** WORK REQUIRED **
In the entries below, find the line containing "Convert this chart to D3.js code." and the line containing "const time = d3.range(timeStart, timeEnd". Copy those two lines and everything between them exactly, without the pictures.

** ENTRIES PROVIDED **

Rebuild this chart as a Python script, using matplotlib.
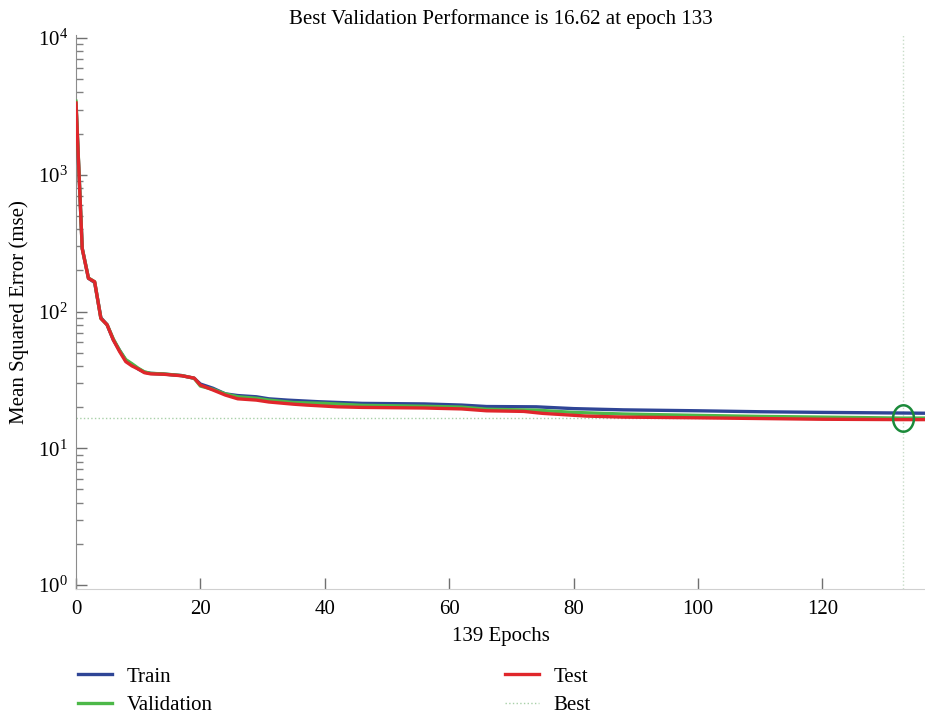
import numpy as np
import matplotlib
matplotlib.use("Agg")
import matplotlib.pyplot as plt
from matplotlib.path import Path

plt.rcParams['font.family'] = ['Liberation Serif', 'DejaVu Serif']
plt.rcParams['mathtext.fontset'] = 'custom'
plt.rcParams['mathtext.rm'] = 'Liberation Serif'

# values (epoch, mse)
train_ep = [0, 1, 2, 3, 4, 5, 6, 7, 8, 9, 10, 11, 12, 14, 17, 19, 20, 22, 24, 26, 29, 31, 34,
            39, 46, 56, 62, 66, 74, 80, 88, 100, 110, 120, 133, 139]
train_mse = [3300, 290, 175, 163, 90, 80, 62, 52, 44, 41, 38, 36, 35.3, 34.9, 34, 32.5, 29.5,
             27.5, 25, 24.3, 23.8, 23, 22.5, 21.9, 21.3, 21.1, 20.7, 20.2, 20.1, 19.5, 19.1,
             18.8, 18.5, 18.3, 18.1, 18.0]

val_ep = [0, 1, 2, 3, 4, 5, 6, 7, 8, 9, 10, 11, 12, 14, 17, 19, 20, 22, 24, 26, 29, 31, 35,
          40, 46, 56, 62, 66, 74, 80, 88, 100, 110, 120, 133, 139]
val_mse = [3450, 290, 176, 165, 89, 80, 63, 52, 44.5, 41.5, 38.5, 36.2, 35.3, 35, 34, 32.5,
           28.5, 27, 25, 23.8, 23.2, 22.5, 21.6, 21.3, 20.6, 20.3, 20.0, 19.3, 19.0, 18.3,
           17.8, 17.4, 17.1, 16.9, 16.62, 16.65]

test_ep = [0, 1, 2, 3, 4, 5, 6, 7, 8, 9, 10, 11, 12, 14, 17, 19, 20, 22, 24, 26, 29, 31, 35,
           37, 42, 46, 56, 62, 66, 72, 75, 82, 88, 100, 110, 120, 133, 139]
test_mse = [3350, 288, 175, 165, 89, 80, 62, 51, 43, 40, 38, 35.7, 35, 34.8, 33.9, 32.6, 29,
            26.7, 24.5, 23, 22.5, 21.8, 21, 20.7, 20.1, 19.9, 19.7, 19.4, 18.8, 18.6, 18.0,
            17.2, 16.9, 16.7, 16.5, 16.3, 16.2, 16.2]

best_epoch = 133
best_perf = 16.62
n_epochs = 139

fig = plt.figure(figsize=(9.25, 7.18), dpi=100)
ax = fig.add_axes([76 / 925, 1 - 589 / 718, 1 - 76 / 925, (589 - 35) / 718])

ax.plot(train_ep, train_mse, color='#2f4596', lw=2.4, label='Train', zorder=3)
ax.plot(val_ep, val_mse, color='#4cb848', lw=2.4, label='Validation', zorder=4)
ax.plot(test_ep, test_mse, color='#e0262b', lw=2.4, label='Test', zorder=5)
ax.axvline(best_epoch, color='#c8dcc8', lw=1, ls=':', zorder=1)
ax.axhline(best_perf, xmax=best_epoch / 136.5, color='#a8d0a8', lw=1, ls=':', zorder=1,
           label='Best')

t = np.linspace(0, 2 * np.pi, 60)
ell = Path(np.column_stack([0.79 * np.cos(t), np.sin(t)]))
ax.plot([best_epoch], [best_perf], marker=ell, ms=19, mfc='none', mec='#1b8a3a', mew=1.8,
        ls='none', zorder=6)

ax.set_yscale('log')
ax.set_xlim(0, 136.5)
ax.set_ylim(10 ** -0.029, 10 ** 4.022)
ax.set_xticks([0, 20, 40, 60, 80, 100, 120])
ax.set_yticks([1, 10, 100, 1000, 10000])

for s in ['top', 'right']:
    ax.spines[s].set_visible(False)
ax.spines['left'].set_color('#8c8c8c')
ax.spines['bottom'].set_color('#d0d0d0')
ax.tick_params(which='major', direction='in', length=8, width=1, color='#707070',
               labelsize=15, pad=6)
ax.tick_params(axis='x', which='major', pad=8)
ax.tick_params(which='minor', direction='in', length=5, width=1, color='#808080')
ax.tick_params(axis='x', which='minor', length=0)

ax.set_title('Best Validation Performance is %.2f at epoch %d' % (best_perf, best_epoch),
             fontsize=15, pad=8)
ax.set_xlabel('%d Epochs' % n_epochs, fontsize=15, labelpad=6)
ax.set_ylabel('Mean Squared Error (mse)', fontsize=15, labelpad=6)

h, l = ax.get_legend_handles_labels()
fig.legend(h, l, ncol=2, frameon=False, fontsize=15, loc='upper left',
           bbox_to_anchor=(78 / 925, 1 - 667 / 718), borderpad=0, borderaxespad=0,
           handlelength=1.65, handletextpad=0.7, columnspacing=14.0, labelspacing=0.42)

fig.savefig('out.png', dpi=100)
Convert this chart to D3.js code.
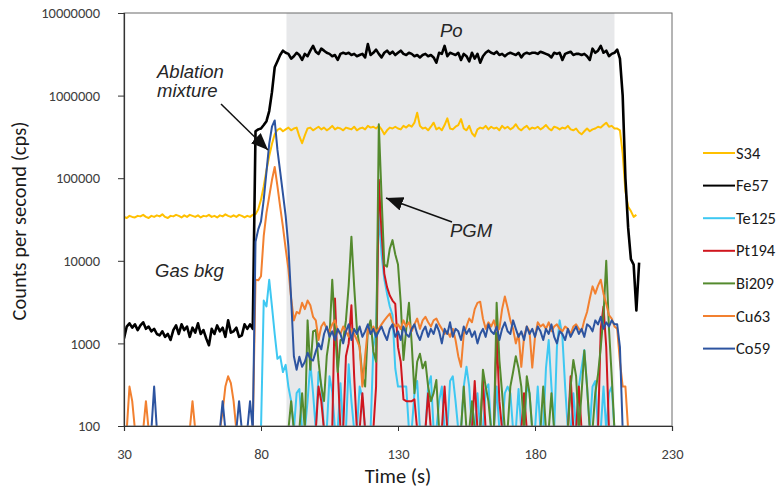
<!DOCTYPE html>
<html><head><meta charset="utf-8">
<script src="https://cdn.jsdelivr.net/npm/d3@7"></script>
<style>body{margin:0;background:#fff}</style>
</head><body>
<svg id="chart" width="784" height="490"></svg>
<script>
// ---------------- DATA ----------------
const seriesNames = ["S34","Fe57","Te125","Pt194","Bi209","Cu63","Co59"];
const seriesColors = ["#FFC000","#000000","#3EC8F2","#D0161E","#548A2E","#F28030","#2D54A0"];
const xTickValues = [30, 80, 130, 180, 230];
const yTickValues = [100, 1000, 10000, 100000, 1000000, 10000000];
const timeStart = 30, timeEnd = 218;       // seconds, 1 s sweep
const time = d3.range(timeStart, timeEnd + 1);

const S34 = [
34000,33000,35000,34000,33500,35000,34500,36000,34000,33000,
35000,34000,35500,34500,36500,34000,33000,35000,34500,36000,
35000,33500,35500,34000,36000,35000,34000,35500,33500,35000,
34500,36000,34000,35000,33500,35500,34500,36500,35000,34000,
35500,34000,36000,35000,33500,35000,34000,36000,36500,42000,
55000,80000,125000,185000,260000,340000,385000,400000,370000,390000,
410000,380000,400000,410000,320000,265000,330000,400000,410000,380000,
400000,420000,390000,410000,380000,400000,430000,390000,410000,400000,
380000,410000,400000,390000,420000,380000,400000,410000,390000,430000,
410000,420000,400000,430000,390000,340000,380000,410000,400000,420000,
400000,390000,430000,410000,440000,420000,470000,620000,430000,400000,
410000,380000,420000,470000,390000,410000,380000,440000,530000,400000,
390000,420000,440000,520000,400000,380000,430000,350000,320000,390000,
410000,400000,430000,390000,420000,400000,410000,380000,430000,400000,
420000,390000,410000,450000,400000,380000,410000,430000,390000,410000,
400000,420000,390000,410000,440000,400000,380000,420000,410000,390000,
410000,400000,430000,390000,380000,400000,360000,340000,370000,400000,
370000,390000,400000,420000,410000,440000,470000,420000,430000,400000,
400000,380000,200000,70000,45000,40000,34000,36000,null];

const Fe57 = [
1150,1600,1750,1550,1700,1450,1650,1800,1500,1600,
1400,1500,1300,1250,1400,1200,1300,1100,1450,1650,
1300,1700,1450,1600,1200,1550,1350,1750,1300,1450,
1150,950,1500,1300,1650,1400,1550,1200,1900,1350,
1400,1550,1200,1250,1700,1500,1700,1500,370000,390000,
400000,440000,490000,650000,1100000,2200000,2600000,3100000,3500000,3300000,
3200000,2800000,3000000,3300000,3100000,2700000,3200000,3000000,3500000,4000000,
3400000,3200000,3700000,3500000,3300000,3200000,3000000,3100000,2700000,3200000,
3300000,3200000,3300000,3100000,3200000,3000000,3100000,3200000,2900000,4200000,
3100000,3300000,3600000,3200000,2900000,3300000,3500000,3200000,3400000,3100000,
3300000,3500000,3200000,3100000,3300000,3200000,3000000,3100000,2900000,3100000,
3200000,3000000,3100000,2900000,2500000,3300000,3200000,4000000,3000000,3300000,
3200000,3100000,3300000,2700000,3200000,3000000,2600000,3300000,2800000,3200000,
2500000,3000000,3300000,3500000,3300000,3200000,3400000,3100000,3200000,3000000,
3200000,3300000,3200000,3100000,3300000,2900000,3200000,3300000,3200000,3300000,
3300000,3200000,3400000,3300000,3200000,3100000,2900000,3300000,3200000,3300000,
2700000,3200000,3300000,3400000,3100000,3200000,3200000,3100000,3200000,3000000,
2700000,3700000,3300000,3500000,4000000,3300000,3500000,3000000,3200000,3300000,
3600000,2800000,1000000,100000,25000,10500,9000,2500,9500];

const Te125 = [
0,0,0,0,0,0,0,0,0,0,
0,0,0,0,0,0,0,0,0,0,
0,0,0,0,0,0,0,0,0,0,
0,0,0,0,0,0,0,0,0,0,
0,0,0,0,0,0,0,0,0,0,
0,3300,2800,5900,2800,1300,650,700,450,550,
300,200,0,250,280,0,0,200,580,250,
0,450,320,0,0,400,260,0,0,330,
0,0,560,200,0,0,300,220,0,0,
0,900,1500,40000,12000,6000,4000,2800,2200,500,
300,300,300,300,0,0,250,350,0,0,
0,300,400,0,0,200,300,0,0,350,
400,200,0,0,300,520,300,0,0,250,
0,0,280,320,0,0,300,0,0,250,
300,250,0,0,280,0,0,300,250,0,
0,300,0,0,500,1100,300,0,900,1900,
1200,300,0,0,250,0,300,500,830,300,
0,300,350,0,0,300,0,250,300,0,
0,0,0,0,0,0,0,0,0];

const Pt194 = [
0,0,0,0,0,0,0,0,0,0,
0,0,0,0,0,0,0,0,0,0,
0,0,0,0,0,0,0,0,0,0,
0,0,0,0,0,0,0,0,0,0,
0,0,0,0,0,0,0,0,0,0,
0,0,0,0,0,0,0,0,0,0,
0,0,0,0,0,0,0,0,0,0,
0,300,200,0,0,0,0,3500,500,0,
0,700,1000,2900,400,0,0,250,0,0,
0,0,300,96000,22000,7000,4800,3800,3300,3000,
900,600,210,200,200,200,210,0,0,0,
0,250,0,0,0,0,0,300,0,0,
0,0,0,0,0,0,0,0,350,0,
0,360,0,0,0,0,1300,200,0,0,
0,0,0,0,0,0,250,0,0,0,
0,0,0,0,0,0,0,0,0,0,
0,0,0,400,0,0,300,0,0,0,
0,0,0,0,1500,2800,900,0,0,0,
0,0,0,0,0,0,0,0,0];

const Bi209 = [
0,0,0,0,0,0,0,0,0,0,
0,0,0,0,0,0,0,0,0,0,
0,0,0,0,0,0,0,0,0,0,
0,0,0,0,0,0,0,0,0,0,
0,0,0,0,0,0,0,0,0,0,
0,0,0,0,0,0,0,0,0,0,
0,200,0,0,0,250,0,1900,480,1400,
1450,600,300,200,700,1200,5900,1500,450,1100,
1100,1900,5000,19600,4900,1500,900,400,300,1500,
1900,800,600,450000,60000,9000,8500,14000,17800,12000,
9000,3100,630,1500,3100,1000,250,600,750,500,
600,300,200,250,360,0,0,0,0,0,
0,0,0,0,300,0,0,200,0,0,
0,480,300,200,0,0,3100,630,250,0,
0,300,450,700,500,300,0,400,250,0,
0,0,0,300,0,0,250,0,0,0,
0,0,0,300,630,400,0,250,820,300,
0,0,250,420,900,2200,10000,1500,400,0,
0,0,0,0,0,0,0,0,0];

const Cu63 = [
0,0,300,200,0,0,0,0,200,0,
0,0,0,0,0,0,0,0,0,0,
0,0,0,0,0,200,0,0,0,0,
0,0,0,0,0,0,150,300,400,330,
200,0,0,0,0,0,0,0,5900,5800,
6500,20000,38000,60000,95000,137000,80000,45000,26000,14000,
8000,3500,1900,2400,2300,3100,2600,3300,2900,2100,
1900,1100,1600,1800,1500,1400,1700,1900,1400,1300,
1600,1400,1200,1500,1300,1100,900,300,700,1500,
1300,1600,1400,1500,1700,1900,2100,2300,1800,1600,
1700,1500,1900,1600,1800,1400,1700,2000,1500,1900,
2100,1800,1600,1900,2000,1700,1500,1300,1400,1200,
1500,1100,700,520,1300,1600,2000,1800,2600,3100,
3200,2000,1500,1800,1600,1900,1400,1500,2600,3700,
2700,1900,1500,1000,1300,520,1200,1600,1400,510,
1200,1800,1600,1700,1500,1800,1400,1600,1700,1500,
1400,1600,1500,1300,1600,1700,1500,1400,1900,2400,
3500,4900,4000,5000,5900,4000,3000,2200,2000,1600,
1500,600,300,300,0,0,0,0,0];

const Co59 = [
0,0,0,0,0,0,0,0,0,0,
0,300,0,0,0,0,0,0,0,0,
0,0,0,0,0,0,0,0,0,0,
0,0,0,0,0,0,200,0,0,0,
0,0,200,0,0,0,200,0,17000,24000,
30000,55000,120000,260000,420000,500000,220000,120000,65000,35000,
15000,3500,700,480,690,520,600,770,650,620,
800,1000,850,1300,1600,1200,1400,1100,1500,1300,
1000,1400,1700,1100,1500,1300,1600,1200,1400,1700,
1300,1500,1200,1400,1600,1300,1100,1500,1700,1200,
1400,1100,1600,1300,1200,1500,1700,1300,1100,1400,
1600,1200,1500,1300,1700,1400,1000,1500,1300,1800,
1200,1500,1400,1100,1600,1300,1500,1200,1400,1000,
1300,1500,1200,1700,1400,1300,1600,1100,1500,1800,
1400,1300,1900,1500,1200,1400,1100,1600,1300,1500,
1200,1600,1400,1100,1500,1300,1700,1200,1000,1400,
1300,1100,1500,1200,1400,1600,1300,1500,1200,1700,
1600,1400,1900,1700,2100,1500,1800,1600,1900,1700,
1700,900,0,0,0,0,0,0,0];

const shadedRegion = [89.3, 209];   // "Po" ablation window (s)
const seriesValues = [S34, Fe57, Te125, Pt194, Bi209, Cu63, Co59];

// ---------------- CHART ----------------
const svg = d3.select("#chart");
const L = 124, R = 672, T = 13, B = 426;
const x = d3.scaleLinear().domain([30, 230]).range([L, R]);
const y = d3.scaleLog().domain([100, 1e7]).range([B, T]);
const FLOOR = 90;   // zero counts drawn just below the axis, then clipped

const defs = svg.append("defs");
defs.append("clipPath").attr("id", "plotclip")
  .append("rect").attr("x", L).attr("y", T).attr("width", R - L).attr("height", B - T);
defs.append("marker").attr("id", "ah")
  .attr("viewBox", "0 0 17 14").attr("refX", 17).attr("refY", 7)
  .attr("markerWidth", 17).attr("markerHeight", 14)
  .attr("markerUnits", "userSpaceOnUse").attr("orient", "auto")
  .append("path").attr("d", "M0,0 L17,7 L0,14 Z").attr("fill", "#111");

// shaded band
svg.append("rect")
  .attr("x", x(shadedRegion[0])).attr("y", T)
  .attr("width", x(shadedRegion[1]) - x(shadedRegion[0])).attr("height", B - T)
  .attr("fill", "#E7E8EA");

// lines
const gLines = svg.append("g").attr("clip-path", "url(#plotclip)");
const line = d3.line()
  .defined(d => d.v != null)
  .x(d => x(d.t))
  .y(d => y(d.v > 0 ? d.v : FLOOR));

seriesNames.forEach((name, k) => {
  const pts = time.map((t, i) => ({t, v: seriesValues[k][i]}));
  gLines.append("path")
    .datum(pts)
    .attr("d", line)
    .attr("fill", "none")
    .attr("stroke", seriesColors[k])
    .attr("stroke-width", name === "Fe57" ? 2.6 : 2)
    .attr("stroke-linejoin", "round");
});

// frame
svg.append("rect").attr("x", L).attr("y", T).attr("width", R - L).attr("height", B - T)
  .attr("fill", "none").attr("stroke", "#6b6b6b").attr("stroke-width", 1);

// axes
const tickFont = "Carlito, Lato, sans-serif";
const xAxis = svg.append("g").attr("transform", `translate(0,${B})`)
  .call(d3.axisBottom(x).tickValues(xTickValues).tickSize(5).tickPadding(18).tickFormat(d3.format("d")));
const yAxis = svg.append("g").attr("transform", `translate(${L},0)`)
  .call(d3.axisLeft(y).tickValues(yTickValues).tickSize(6).tickPadding(18).tickFormat(d3.format("d")));
[xAxis, yAxis].forEach(g => {
  g.select(".domain").attr("stroke", "#333").attr("stroke-width", 1.2);
  g.selectAll(".tick line").attr("stroke", "#333");
  g.selectAll(".tick text").attr("font-family", tickFont).attr("font-size", 14.5).attr("fill", "#404040");
});

// axis titles
svg.append("text").attr("x", 398).attr("y", 483).attr("text-anchor", "middle")
  .attr("font-family", tickFont).attr("font-size", 20.5).attr("fill", "#1a1a1a").text("Time (s)");
svg.append("text").attr("transform", "translate(26,221) rotate(-90)").attr("text-anchor", "middle")
  .attr("font-family", tickFont).attr("font-size", 20.5).attr("fill", "#1a1a1a").text("Counts per second (cps)");

// legend
const legendY0 = 153, legendStep = 32.6;
const gLeg = svg.append("g");
seriesNames.forEach((name, k) => {
  const yy = legendY0 + k * legendStep;
  gLeg.append("line").attr("x1", 703).attr("x2", 735).attr("y1", yy).attr("y2", yy)
    .attr("stroke", seriesColors[k]).attr("stroke-width", 2);
  gLeg.append("text").attr("x", 736).attr("y", yy + 5.5).attr("font-family", tickFont)
    .attr("font-size", 16.5).attr("fill", "#1a1a1a").text(name);
});

// annotations
const annFont = "'Liberation Sans', Arial, sans-serif";
function ann(txt, xx, yy) {
  svg.append("text").attr("x", xx).attr("y", yy).attr("font-family", annFont)
    .attr("font-style", "italic").attr("font-size", 18.5).attr("fill", "#262626").text(txt);
}
ann("Po", 440, 37);
ann("Ablation", 157, 78);
ann("mixture", 157, 97);
ann("Gas bkg", 155, 277);
ann("PGM", 450, 237);

svg.append("line").attr("x1", 221).attr("y1", 104).attr("x2", 268).attr("y2", 150)
  .attr("stroke", "#111").attr("stroke-width", 1.5).attr("marker-end", "url(#ah)");
svg.append("line").attr("x1", 452).attr("y1", 222).attr("x2", 386).attr("y2", 198)
  .attr("stroke", "#111").attr("stroke-width", 1.5).attr("marker-end", "url(#ah)");
</script>
</body></html>
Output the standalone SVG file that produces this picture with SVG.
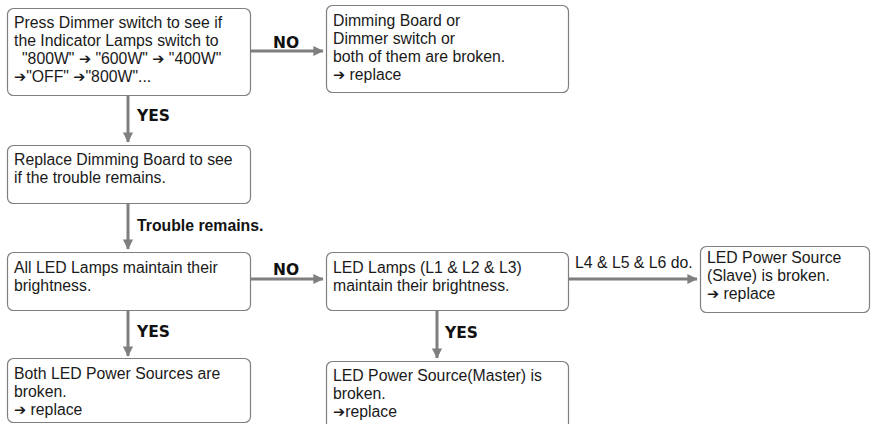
<svg xmlns="http://www.w3.org/2000/svg" width="873" height="424" viewBox="0 0 873 424">
<defs>
<marker id="ah" markerWidth="4" markerHeight="4" refX="3.2" refY="2" orient="auto" markerUnits="strokeWidth">
<path d="M0,0.3 L3.4,2 L0,3.7 Z" fill="#7f7f7f"/>
</marker>
<style>
.box{fill:#fff;stroke:#7f7f7f;stroke-width:1.2}
.t{font-family:"Liberation Sans",Arial,sans-serif;font-size:15.8px;fill:#1a1a1a}
.lb{font-family:"Liberation Sans",Arial,sans-serif;font-size:15.8px;font-weight:bold;fill:#111}
.h{font-family:"DejaVu Sans",sans-serif;font-size:15.5px;font-weight:bold;fill:#111}
.a{font-family:"DejaVu Sans",sans-serif;font-size:14.5px}
.c{stroke:#7f7f7f;stroke-width:3;fill:none;marker-end:url(#ah)}
</style>
</defs>
<rect width="873" height="424" fill="#fff"/>
<g id="connectors">
<line class="c" x1="250" y1="51" x2="323" y2="51"/>
<line class="c" x1="128" y1="96" x2="128" y2="142"/>
<line class="c" x1="128" y1="204" x2="128" y2="249"/>
<line class="c" x1="250" y1="279" x2="323" y2="279"/>
<line class="c" x1="569" y1="279" x2="697" y2="279"/>
<line class="c" x1="128" y1="311" x2="128" y2="356"/>
<line class="c" x1="437" y1="311" x2="437" y2="358"/>
<text class="h" x="273" y="48">NO</text>
<text class="h" x="137" y="121">YES</text>
<text class="lb" x="137" y="231">Trouble remains.</text>
<text class="h" x="273" y="275">NO</text>
<text class="t" x="575" y="268">L4 &amp; L5 &amp; L6 do.</text>
<text class="h" x="137" y="337">YES</text>
<text class="h" x="445" y="338">YES</text>
</g>
<g id="n1">
<rect class="box" x="7.5" y="8.5" width="243" height="87" rx="6"/>
<text class="t" x="14" y="28">Press Dimmer switch to see if</text>
<text class="t" x="14" y="46">the Indicator Lamps switch to</text>
<text class="t" x="22" y="64">"800W" <tspan class="a">➔</tspan> "600W" <tspan class="a">➔</tspan> "400W"</text>
<text class="t" x="14" y="82"><tspan class="a">➔</tspan>"OFF" <tspan class="a">➔</tspan>"800W"...</text>
</g>
<g id="n2">
<rect class="box" x="326.5" y="5.5" width="242" height="87" rx="6"/>
<text class="t" x="333" y="26">Dimming Board or</text>
<text class="t" x="333" y="44">Dimmer switch or</text>
<text class="t" x="333" y="62">both of them are broken.</text>
<text class="t" x="333" y="80"><tspan class="a">➔</tspan> replace</text>
</g>
<g id="n3">
<rect class="box" x="7.5" y="145.5" width="243" height="58" rx="6"/>
<text class="t" x="14" y="165">Replace Dimming Board to see</text>
<text class="t" x="14" y="183">if the trouble remains.</text>
</g>
<g id="n4">
<rect class="box" x="7.5" y="252.5" width="243" height="58" rx="6"/>
<text class="t" x="14" y="273">All LED Lamps maintain their</text>
<text class="t" x="14" y="291">brightness.</text>
</g>
<g id="n5">
<rect class="box" x="326.5" y="252.5" width="242" height="58" rx="6"/>
<text class="t" x="333" y="273">LED Lamps (L1 &amp; L2 &amp; L3)</text>
<text class="t" x="333" y="291">maintain their brightness.</text>
</g>
<g id="n6">
<rect class="box" x="7.5" y="358.5" width="243" height="64" rx="6"/>
<text class="t" x="14" y="379">Both LED Power Sources are</text>
<text class="t" x="14" y="397">broken.</text>
<text class="t" x="14" y="415"><tspan class="a">➔</tspan> replace</text>
</g>
<g id="n7">
<rect class="box" x="326.5" y="361.5" width="242" height="68" rx="6"/>
<text class="t" x="333" y="381">LED Power Source(Master) is</text>
<text class="t" x="333" y="399">broken.</text>
<text class="t" x="333" y="417"><tspan class="a">➔</tspan>replace</text>
</g>
<g id="n8">
<rect class="box" x="700.5" y="246.5" width="169" height="66" rx="6"/>
<text class="t" x="707" y="263">LED Power Source</text>
<text class="t" x="707" y="281">(Slave) is broken.</text>
<text class="t" x="707" y="299"><tspan class="a">➔</tspan> replace</text>
</g>
</svg>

** ANSWER TO THIS TASK **
Convert this chart to D3.js code.
<!DOCTYPE html>
<html><head><meta charset="utf-8">
<script src="https://cdn.jsdelivr.net/npm/d3@7"></script>
<style>body{margin:0;background:#fff}</style>
</head><body>
<svg id="chart" width="784" height="490"></svg>
<script>
// ---------------- DATA ----------------
const seriesNames = ["S34","Fe57","Te125","Pt194","Bi209","Cu63","Co59"];
const seriesColors = ["#FFC000","#000000","#3EC8F2","#D0161E","#548A2E","#F28030","#2D54A0"];
const xTickValues = [30, 80, 130, 180, 230];
const yTickValues = [100, 1000, 10000, 100000, 1000000, 10000000];
const timeStart = 30, timeEnd = 218;       // seconds, 1 s sweep
const time = d3.range(timeStart, timeEnd + 1);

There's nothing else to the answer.